The Glastonbury schedulers get given a lot of grief, for booking the wrong artist on the wrong stage, or at the wrong time, or at the wrong phase of the full moon, etc – so it’s important to give them credit where it’s due: Paris Paloma, on the Avalon stage, at just after 3pm is very well judged. That mid-afternoon slot can be a tricky one to fill, particularly when the temperature is high and people are wanting to save their strength for the headliners to come. Paloma’s crowd fills the Avalon tent but comfortably so, without packing it, and her brand of upbeat, writerly rock gives a welcome injection of energy without demanding too much of us.

Paloma’s pleased too: “This stage is a fair bit bigger than the one I played last year.” She’s still only relatively early into her career, having gained attention with single Labour in 2023. Since her debut album Cacophony was released last year, Paloma has quickly progressed to bigger stages, headlining the O2 Shepherds Bush earlier this month. There Emma Thompson was outed as a fan, caught singing along to Labour in a video posted to TikTok.

Today when she takes the stage, with her guitar strapped across her long-sleeve, full-length, flowing white dress, against a backdrop of folkloric imagery, the uninitiated might expect to be eased in with some gentle guitar, but Paloma obviously sets out to subvert those expectations, opening her set with driving, even somewhat heavy guitar. It’s reminiscent of a folksier, less theatrical Florence + the Machine.

Similarly Paloma doesn’t pull her punches, introducing a song as being about the radical power of “loving yourself when there are so many people profiting from everything you hate about your body”. In the absence of genuine self-love, Paloma suggests, “spite is as good a reason” to try to foster it.

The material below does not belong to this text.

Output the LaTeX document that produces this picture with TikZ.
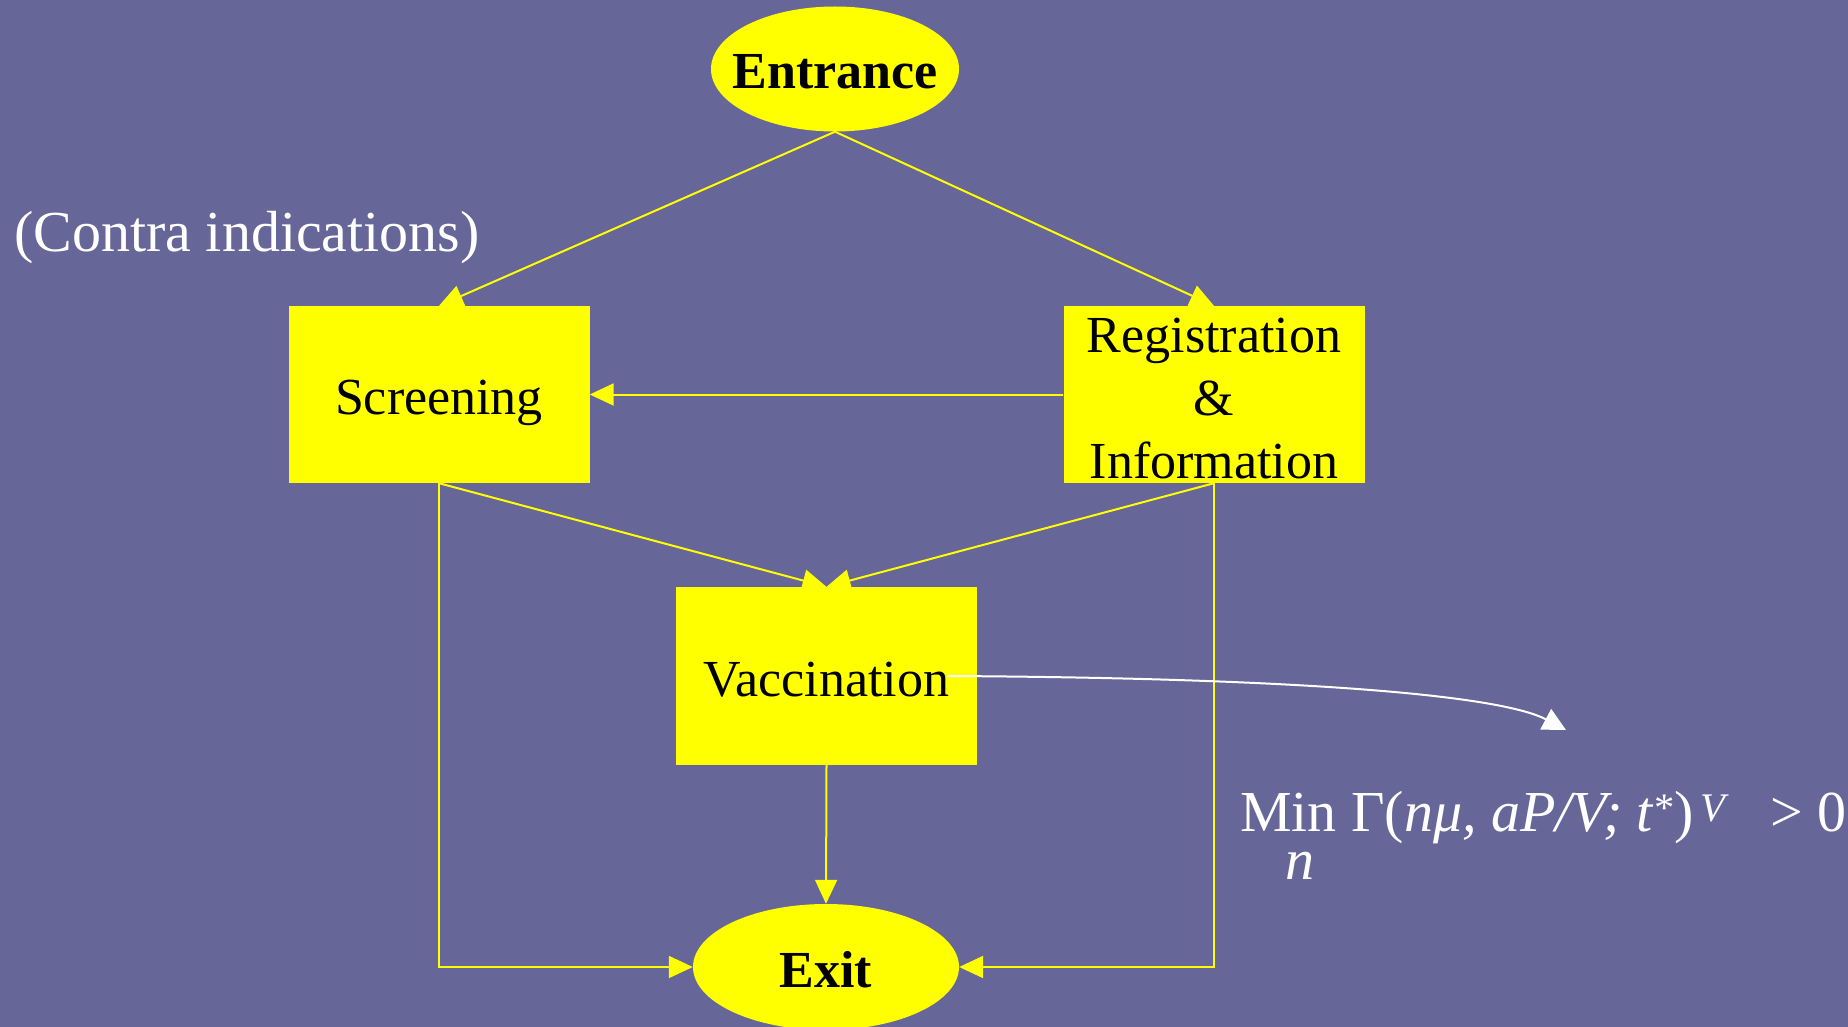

She is more explicitly political in a new, as-yet unreleased song, Good Boy, written in response to “frustrations about the current state of patriarchy in the world”, in the UK and the US. The title refers to men in power, kept chasing their tails and each others’ approval under a system that oppressed them as much as it does everyone else.

“I have a lot of thoughts about what a submissive and self-contradictory belief system patriarchy is; there is nothing more submissive I can think of than… being so painfully frightened of being seen as feminine or queer and living your life in fear,” says Paloma. She goes on to eviscerate the “false promises of patriarchy” and how young men “are being radicalised, whether it’s the incels who haunt my comment sections or the fucking loser billionaires who happen to be in power at the moment … I’ve never seen submission embodied so well.”

It’s an eloquent speech, and a refreshing injection of the bigger world through the typically slow part of the day. The investment from the crowd is evident from the steady sprinkling of hands for the duration of Paloma’s song The Warmth, plus the rallying sing along closing her set with Labour.

But an early standout is Knitting Song, about the legacy of her grandmother and how she’s identified it not only in the rest of her family but also her female friendships. I’m reminded in her easygoing but considered and detailed storytelling of Olivia Dean’s afternoon Pyramid stage set last year – perhaps that’s Paloma’s next slot.